Re: More on lists and sets
Date: 28 Mar 2006 10:42:20 -0800
Message-ID: <1143571340.303966.286980_at_j33g2000cwa.googlegroups.com>
Jan Hidders wrote:
> Mikito Harakiri wrote:
> > Less chatty version:
> > http://arxiv.org/ftp/cs/papers/0603/0603044.pdf
>
> Mikito, do you know if Vadim's axiomatization is complete? I mean, are
> two queries equivalent iff the algebraic identities allow me to rewrite
> one to the other? Or might there still be algebraic identities missing?
Axiomatization of relational algebra -- that was the question you asked on c.d.t back in 2001?

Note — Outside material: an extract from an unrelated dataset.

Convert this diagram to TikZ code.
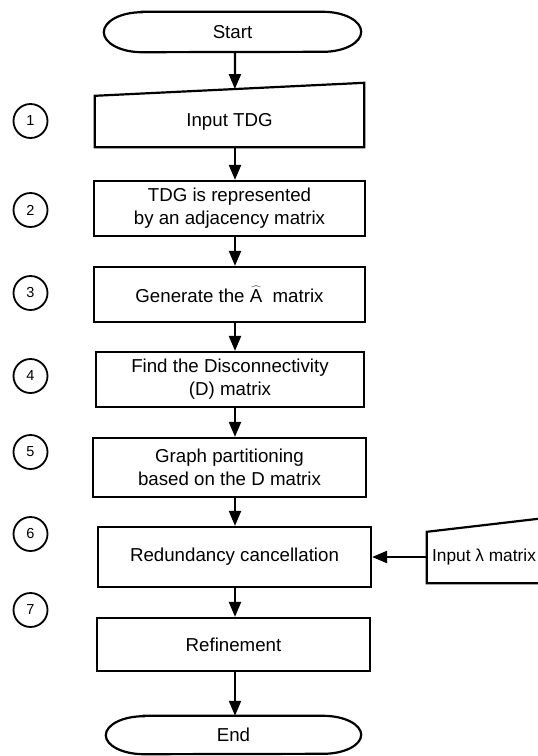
\documentclass[tikz,border=0pt]{standalone}
\usepackage{fontspec}
\setmainfont{Liberation Sans}
\usetikzlibrary{arrows.meta,calc}
\begin{document}
\begin{tikzpicture}[x=1pt,y=-1pt,
  outline/.style={line width=2.2pt,line join=miter},
  box/.style={draw,line width=2.2pt,align=center,inner sep=0pt,
    font=\fontsize{18.7}{23}\selectfont},
  plain/.style={align=center,inner sep=0pt,
    font=\fontsize{18.7}{23}\selectfont},
  num/.style={draw,circle,line width=1.8pt,minimum size=34pt,inner sep=0pt,
    font=\fontsize{14.5}{16}\selectfont},
  arr/.style={line width=2.2pt,-{Triangle[length=15pt,width=12pt]}}
]
\useasboundingbox (0,0) rectangle (538,756);
\fill[white] (0,0) rectangle (538,756);

% vertical line along which the flow arrows run
\coordinate (axis) at (235,0);

% terminators
\node[plain,minimum width=257pt,minimum height=40pt] (start) at (232.5,32) {Start};
\draw[outline] ([xshift=38pt]start.north west) -- ([xshift=-38pt]start.north east)
  arc[start angle=90,end angle=-90,x radius=38pt,y radius=20pt]
  -- ([xshift=38pt]start.south west)
  arc[start angle=270,end angle=90,x radius=38pt,y radius=20pt] -- cycle;

\node[plain,minimum width=255pt,minimum height=38pt] (end) at (233.5,735) {End};
\draw[outline] ([xshift=38pt]end.north west) -- ([xshift=-38pt]end.north east)
  arc[start angle=90,end angle=-90,x radius=38pt,y radius=19pt]
  -- ([xshift=38pt]end.south west)
  arc[start angle=270,end angle=90,x radius=38pt,y radius=19pt] -- cycle;

% manual input: TDG
\node[plain,minimum width=269pt,minimum height=51pt] (in1) at (229.5,121.5) {Input TDG};
\draw[outline] ([yshift=13pt]in1.north east) -- (in1.north west) -- (in1.south west)
  -- (in1.south east) -- cycle;
\coordinate (in1top) at ($(in1.north west)!0.52!([yshift=13pt]in1.north east)$);

% process steps
\node[box,minimum width=271pt,minimum height=55pt] (b2) at (229.5,208.5)
  {TDG is represented\\by an adjacency matrix};
\node[box,minimum width=271pt,minimum height=55pt] (b3) at (229.5,294.5)
  {Generate the $\widehat{\mbox{A}}$\ \ matrix};
\node[box,minimum width=268pt,minimum height=55pt] (b4) at (230,379.5)
  {Find the Disconnectivity\\(D) matrix};
\node[box,minimum width=273pt,minimum height=59pt] (b5) at (229.5,467.5)
  {Graph partitioning\\based on the D matrix};
\node[box,minimum width=273pt,minimum height=60pt] (b6) at (234.5,557)
  {Redundancy cancellation};
\node[box,minimum width=273pt,minimum height=53pt] (b7) at (233.5,644.5)
  {Refinement};

% manual input: lambda matrix (runs off the right edge)
\node[plain,minimum width=111pt,minimum height=51pt,
  font=\fontsize{17.3}{21}\selectfont] (lam) at (482.5,557.5)
  {\hspace*{3pt}Input λ matrix};
\draw[outline] ([yshift=13pt]lam.north east) -- (lam.north west) -- (lam.south west)
  -- (lam.south east);

% step numbers
\node[num] (c1) at (30.5,121) {1};
\node[num] (c2) at (30.5,210) {2};
\node[num] (c3) at (30.5,293) {3};
\node[num] (c4) at (30.5,376) {4};
\node[num] (c5) at (30.5,452) {5};
\node[num] (c6) at (30.5,534) {6};
\node[num] (c7) at (30.5,610) {7};

% flow
\draw[arr] (start.south -| axis) -- (in1top);
\draw[arr] (in1.south -| axis) -- (b2.north -| axis);
\draw[arr] (b2.south -| axis) -- (b3.north -| axis);
\draw[arr] (b3.south -| axis) -- (b4.north -| axis);
\draw[arr] (b4.south -| axis) -- (b5.north -| axis);
\draw[arr] (b5.south -| axis) -- (b6.north -| axis);
\draw[arr] (b6.south -| axis) -- (b7.north -| axis);
\draw[arr] (b7.south -| axis) -- (end.north -| axis);
\draw[arr] (lam.west |- b6.east) -- (b6.east);
\end{tikzpicture}
\end{document}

Relational lattice theory is not complete. Many parts still remain
informal -- Spight distributivity criteria among them. It could be
written formally, but this expression
(A /\ C /\ 00) \/ (B /\ C /\ 00) \/ (A /\ B /\ 00)
= (B /\ 00) \/ (C /\ 00)
==>
A /\ (B \/ C) == (A /\ B) \/ (A /\ C)
doesn't look like a satisfying axiom.
If we just write all what is known so far there would be too many axioms.
- 8 Lattice axioms. This set can be reduced -- see any standard source on lattice theory (even wikipedia would do).
- Decomposition:
A = (00 /\ A) \/ (11 \/ A)
- Homomorphisms into boolean algebras: X -> X /\ 00 X -> X \/ 00 X -> X /\ 11 X -> X \/ 11 This informal condition can be rewritten into a set of formal axioms, e.g. restrictive cases of distributivity A/\11 /\ ( (B/\11) \/ (C/\11) ) == (A /\ B /\ 11) \/ (A /\ C /\ 11)
- More restrictive cases of distributivty, that doesn't seem to follow from the above 00 /\ (A \/ B) = (00 /\ A) \/ (00 /\ B) 11 \/ (A /\ B) = (11 \/ A) /\ (11 \/ B)